### GOAL OF THE EXERCISE
Lines holding the string "size" are the ones to copy; find them all in the data.

### DATA EXCERPT
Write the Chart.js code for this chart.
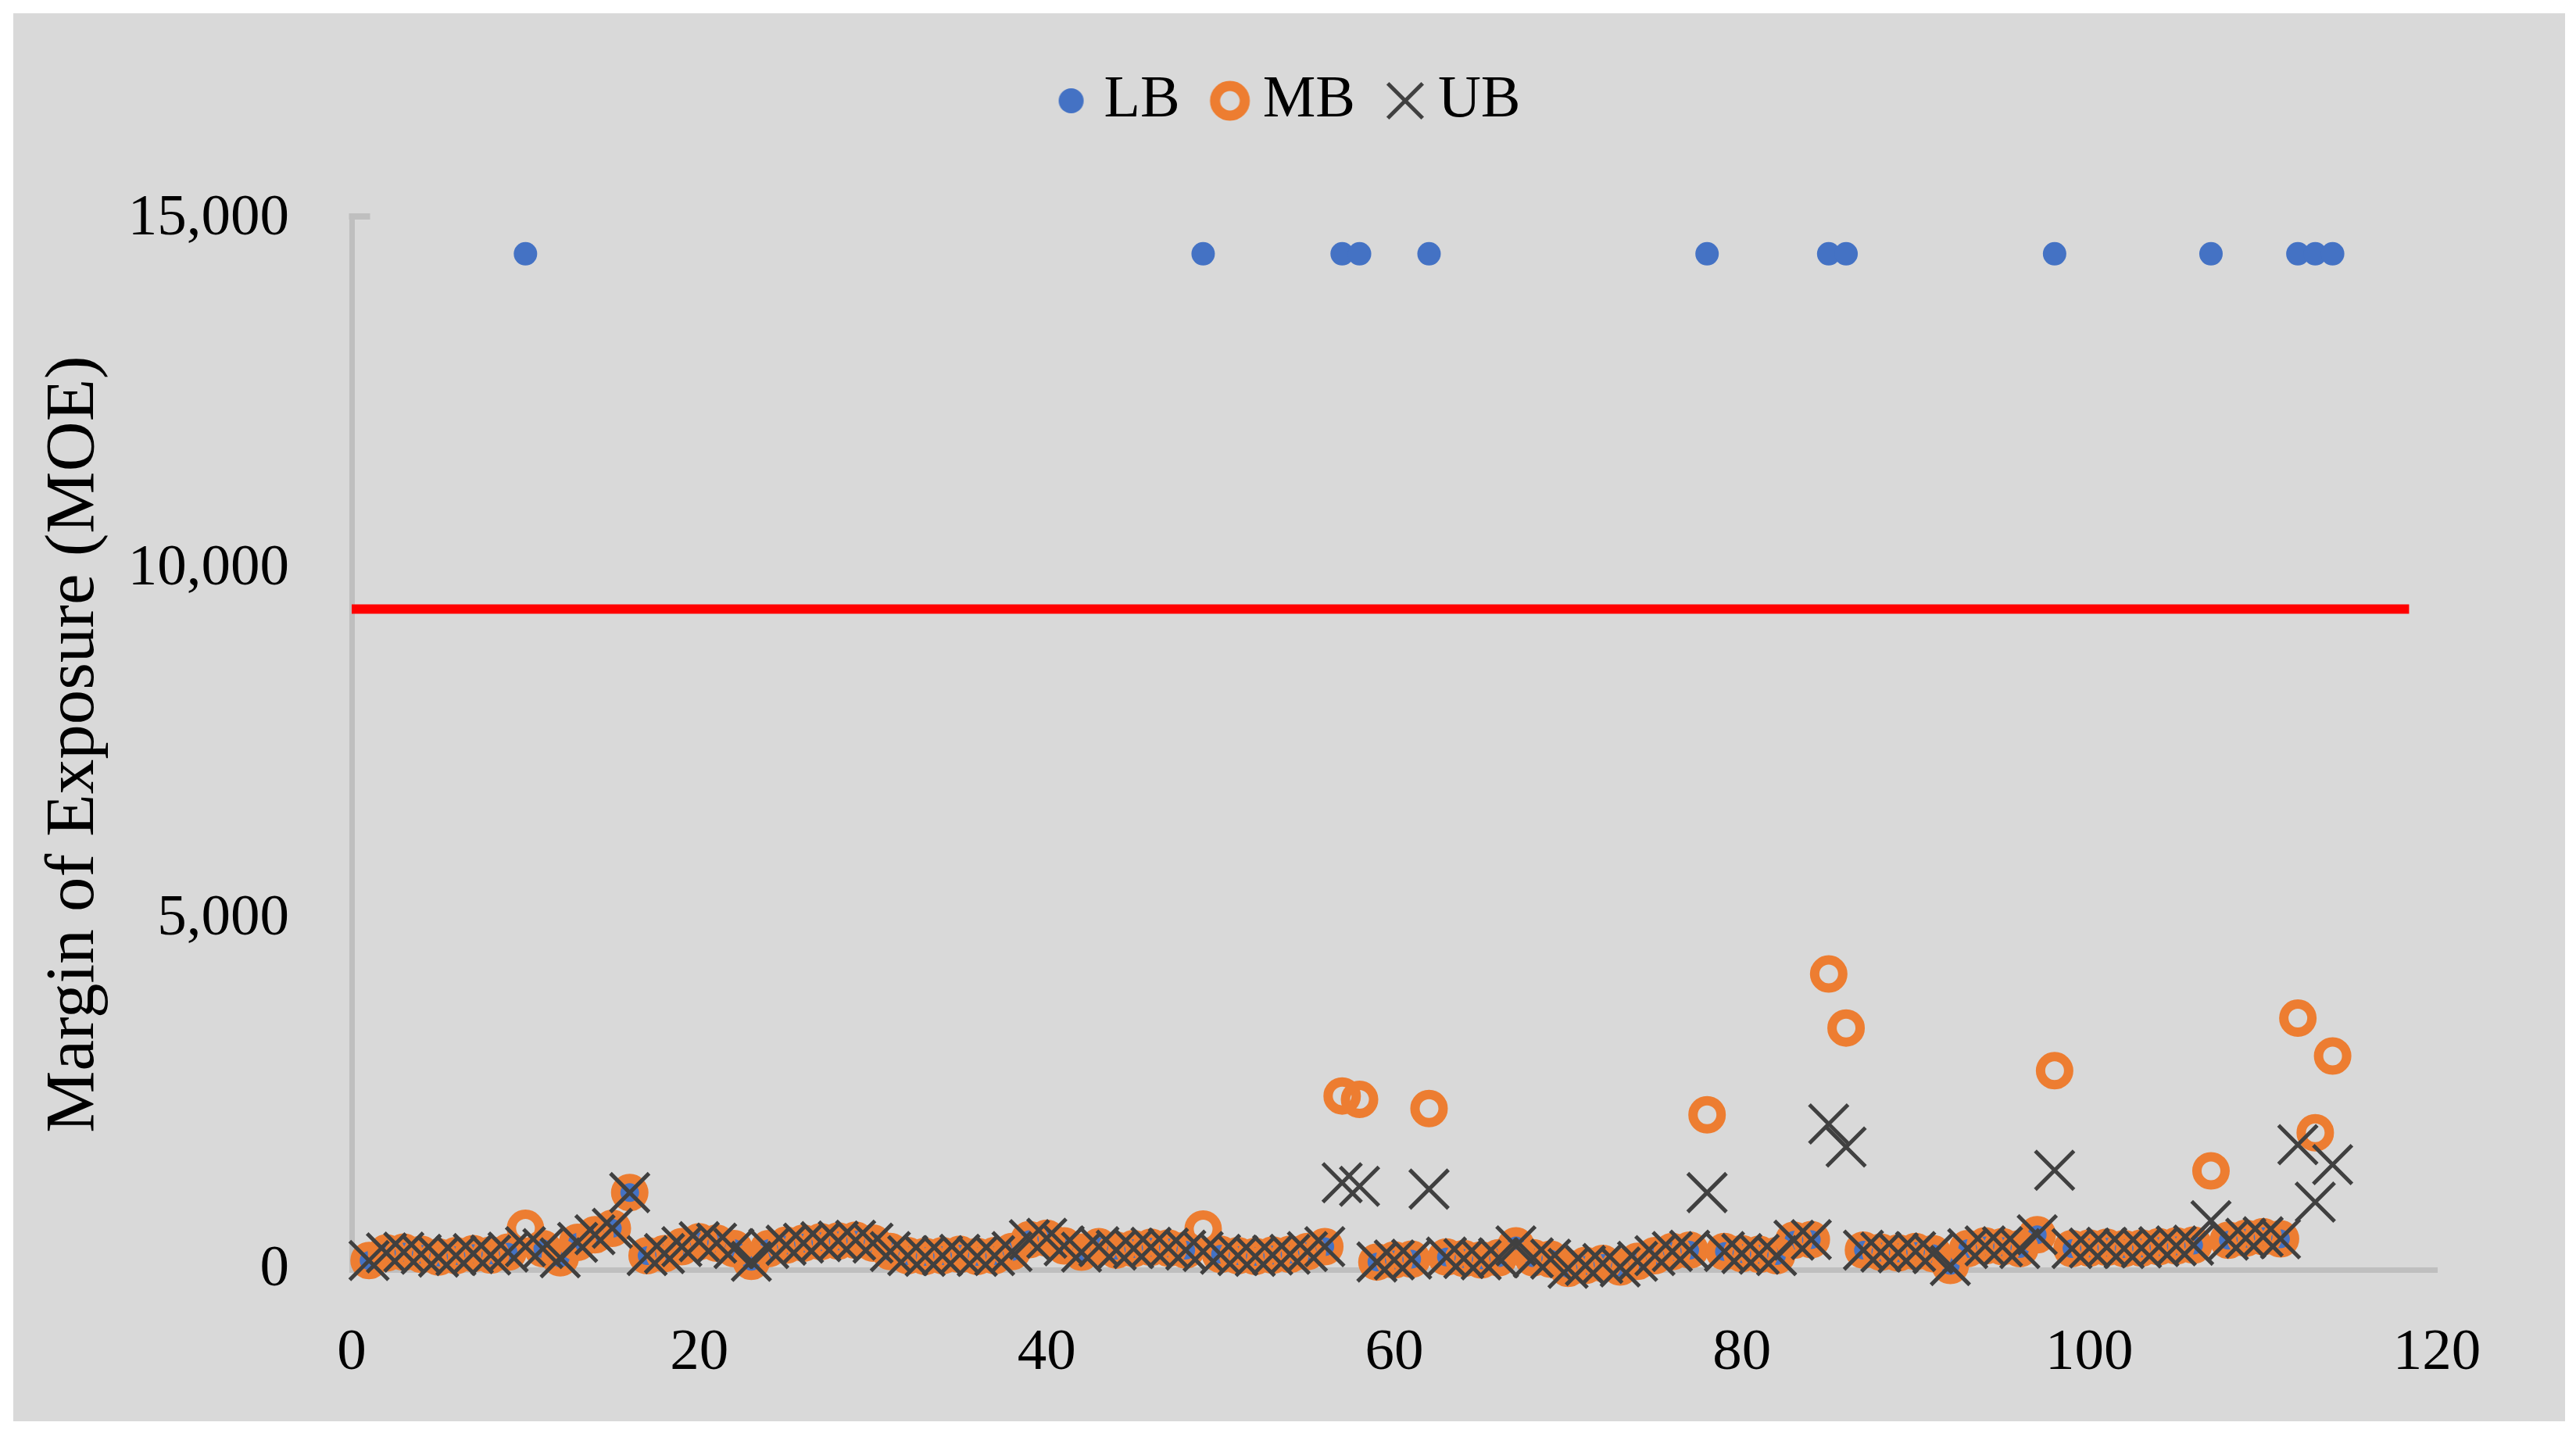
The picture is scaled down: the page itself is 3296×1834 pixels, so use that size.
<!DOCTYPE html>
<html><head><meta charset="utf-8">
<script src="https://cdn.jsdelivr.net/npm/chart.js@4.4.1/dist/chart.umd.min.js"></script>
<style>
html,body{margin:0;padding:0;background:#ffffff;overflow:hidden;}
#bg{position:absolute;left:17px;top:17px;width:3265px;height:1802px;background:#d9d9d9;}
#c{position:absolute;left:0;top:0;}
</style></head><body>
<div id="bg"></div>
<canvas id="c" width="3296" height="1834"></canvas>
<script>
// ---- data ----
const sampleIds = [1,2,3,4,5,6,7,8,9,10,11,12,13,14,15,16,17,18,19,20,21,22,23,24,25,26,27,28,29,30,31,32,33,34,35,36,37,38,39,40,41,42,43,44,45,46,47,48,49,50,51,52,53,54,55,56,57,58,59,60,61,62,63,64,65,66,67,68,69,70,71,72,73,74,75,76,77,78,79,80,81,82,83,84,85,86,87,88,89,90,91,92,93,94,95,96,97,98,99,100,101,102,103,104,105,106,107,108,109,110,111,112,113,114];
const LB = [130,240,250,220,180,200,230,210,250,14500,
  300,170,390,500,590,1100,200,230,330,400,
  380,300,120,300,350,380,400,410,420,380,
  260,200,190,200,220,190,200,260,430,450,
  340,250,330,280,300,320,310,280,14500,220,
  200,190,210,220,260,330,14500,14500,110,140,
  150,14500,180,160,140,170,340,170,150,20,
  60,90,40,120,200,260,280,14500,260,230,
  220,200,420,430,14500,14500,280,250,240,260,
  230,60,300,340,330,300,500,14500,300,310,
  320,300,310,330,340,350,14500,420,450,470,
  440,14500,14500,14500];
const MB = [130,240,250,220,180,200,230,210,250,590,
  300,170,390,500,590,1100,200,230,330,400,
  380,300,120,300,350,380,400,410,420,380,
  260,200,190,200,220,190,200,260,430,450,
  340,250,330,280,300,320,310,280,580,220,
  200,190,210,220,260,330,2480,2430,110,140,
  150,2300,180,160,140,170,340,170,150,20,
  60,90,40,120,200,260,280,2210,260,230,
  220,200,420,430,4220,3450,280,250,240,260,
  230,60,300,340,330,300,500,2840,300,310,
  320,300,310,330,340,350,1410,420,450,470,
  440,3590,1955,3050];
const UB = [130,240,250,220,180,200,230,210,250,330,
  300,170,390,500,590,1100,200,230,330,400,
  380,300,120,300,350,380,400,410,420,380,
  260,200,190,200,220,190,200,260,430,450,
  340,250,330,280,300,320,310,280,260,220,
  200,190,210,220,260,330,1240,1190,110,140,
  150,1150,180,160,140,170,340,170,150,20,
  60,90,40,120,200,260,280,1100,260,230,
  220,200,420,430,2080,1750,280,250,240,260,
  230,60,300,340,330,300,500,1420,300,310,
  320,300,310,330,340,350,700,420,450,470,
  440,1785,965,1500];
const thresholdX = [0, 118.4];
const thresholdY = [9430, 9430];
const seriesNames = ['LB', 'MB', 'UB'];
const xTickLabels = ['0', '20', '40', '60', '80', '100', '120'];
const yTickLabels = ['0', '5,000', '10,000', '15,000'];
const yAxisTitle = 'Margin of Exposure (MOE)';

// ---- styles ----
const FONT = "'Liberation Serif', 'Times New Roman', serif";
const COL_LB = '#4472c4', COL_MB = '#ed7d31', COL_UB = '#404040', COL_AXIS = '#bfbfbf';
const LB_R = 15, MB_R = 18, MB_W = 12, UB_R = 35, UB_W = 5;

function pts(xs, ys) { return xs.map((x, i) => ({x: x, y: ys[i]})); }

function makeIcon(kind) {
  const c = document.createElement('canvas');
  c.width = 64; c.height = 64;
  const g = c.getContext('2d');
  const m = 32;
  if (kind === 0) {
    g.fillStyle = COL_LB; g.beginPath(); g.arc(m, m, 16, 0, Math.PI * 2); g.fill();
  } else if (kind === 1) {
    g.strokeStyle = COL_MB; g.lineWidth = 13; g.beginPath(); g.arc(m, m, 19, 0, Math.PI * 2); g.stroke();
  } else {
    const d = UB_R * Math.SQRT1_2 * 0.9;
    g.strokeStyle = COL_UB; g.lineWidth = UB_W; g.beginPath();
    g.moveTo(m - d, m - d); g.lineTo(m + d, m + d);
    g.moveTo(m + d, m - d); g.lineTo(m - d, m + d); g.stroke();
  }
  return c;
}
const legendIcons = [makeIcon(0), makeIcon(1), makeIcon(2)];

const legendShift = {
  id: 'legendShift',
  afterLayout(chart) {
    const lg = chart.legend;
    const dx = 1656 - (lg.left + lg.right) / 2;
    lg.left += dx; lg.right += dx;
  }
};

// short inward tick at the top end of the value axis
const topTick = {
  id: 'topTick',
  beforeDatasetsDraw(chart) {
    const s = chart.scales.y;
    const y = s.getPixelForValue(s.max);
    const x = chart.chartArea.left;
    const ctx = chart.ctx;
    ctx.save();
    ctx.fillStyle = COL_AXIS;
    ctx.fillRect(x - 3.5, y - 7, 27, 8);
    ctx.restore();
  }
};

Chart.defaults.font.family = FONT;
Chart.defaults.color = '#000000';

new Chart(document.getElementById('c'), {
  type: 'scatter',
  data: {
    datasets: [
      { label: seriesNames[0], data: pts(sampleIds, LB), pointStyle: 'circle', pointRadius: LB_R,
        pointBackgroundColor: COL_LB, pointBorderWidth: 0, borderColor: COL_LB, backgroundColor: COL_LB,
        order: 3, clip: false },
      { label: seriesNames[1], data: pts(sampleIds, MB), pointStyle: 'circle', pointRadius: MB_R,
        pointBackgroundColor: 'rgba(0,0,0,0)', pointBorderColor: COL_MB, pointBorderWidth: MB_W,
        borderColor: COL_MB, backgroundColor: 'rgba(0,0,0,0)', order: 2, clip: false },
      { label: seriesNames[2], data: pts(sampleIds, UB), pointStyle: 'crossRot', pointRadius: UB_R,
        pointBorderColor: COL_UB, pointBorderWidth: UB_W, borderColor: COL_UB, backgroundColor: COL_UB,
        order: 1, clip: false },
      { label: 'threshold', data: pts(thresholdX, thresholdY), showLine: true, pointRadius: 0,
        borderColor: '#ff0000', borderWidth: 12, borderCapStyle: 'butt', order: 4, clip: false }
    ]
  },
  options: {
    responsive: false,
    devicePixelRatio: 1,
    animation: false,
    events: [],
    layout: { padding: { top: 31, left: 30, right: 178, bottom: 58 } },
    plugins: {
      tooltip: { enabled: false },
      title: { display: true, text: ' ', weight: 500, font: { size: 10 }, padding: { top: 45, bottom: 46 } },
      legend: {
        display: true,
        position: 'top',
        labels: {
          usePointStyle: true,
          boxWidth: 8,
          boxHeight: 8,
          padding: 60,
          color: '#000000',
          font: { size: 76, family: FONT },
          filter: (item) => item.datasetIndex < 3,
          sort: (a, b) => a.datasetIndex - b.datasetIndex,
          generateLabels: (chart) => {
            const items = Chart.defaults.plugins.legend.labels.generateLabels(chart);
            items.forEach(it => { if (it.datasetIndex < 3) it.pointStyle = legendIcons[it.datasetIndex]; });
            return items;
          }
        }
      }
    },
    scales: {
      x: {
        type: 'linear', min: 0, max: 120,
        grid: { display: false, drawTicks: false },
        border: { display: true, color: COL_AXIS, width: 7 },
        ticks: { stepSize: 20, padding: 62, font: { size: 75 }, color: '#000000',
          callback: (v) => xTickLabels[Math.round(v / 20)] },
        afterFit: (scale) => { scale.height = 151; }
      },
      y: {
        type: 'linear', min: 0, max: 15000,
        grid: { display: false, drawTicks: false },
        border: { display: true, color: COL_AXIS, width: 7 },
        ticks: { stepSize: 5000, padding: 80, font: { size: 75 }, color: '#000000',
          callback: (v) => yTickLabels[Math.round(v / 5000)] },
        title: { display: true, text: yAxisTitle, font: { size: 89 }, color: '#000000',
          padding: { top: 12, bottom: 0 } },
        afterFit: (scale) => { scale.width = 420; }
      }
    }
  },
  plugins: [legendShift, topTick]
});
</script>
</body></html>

### SOLVED PROBLEM
The picture is scaled down: the page itself is 3296×1834 pixels, so use that size.
      title: { display: true, text: ' ', weight: 500, font: { size: 10 }, padding: { top: 45, bottom: 46 } },
          font: { size: 76, family: FONT },
        ticks: { stepSize: 20, padding: 62, font: { size: 75 }, color: '#000000',
        ticks: { stepSize: 5000, padding: 80, font: { size: 75 }, color: '#000000',
        title: { display: true, text: yAxisTitle, font: { size: 89 }, color: '#000000',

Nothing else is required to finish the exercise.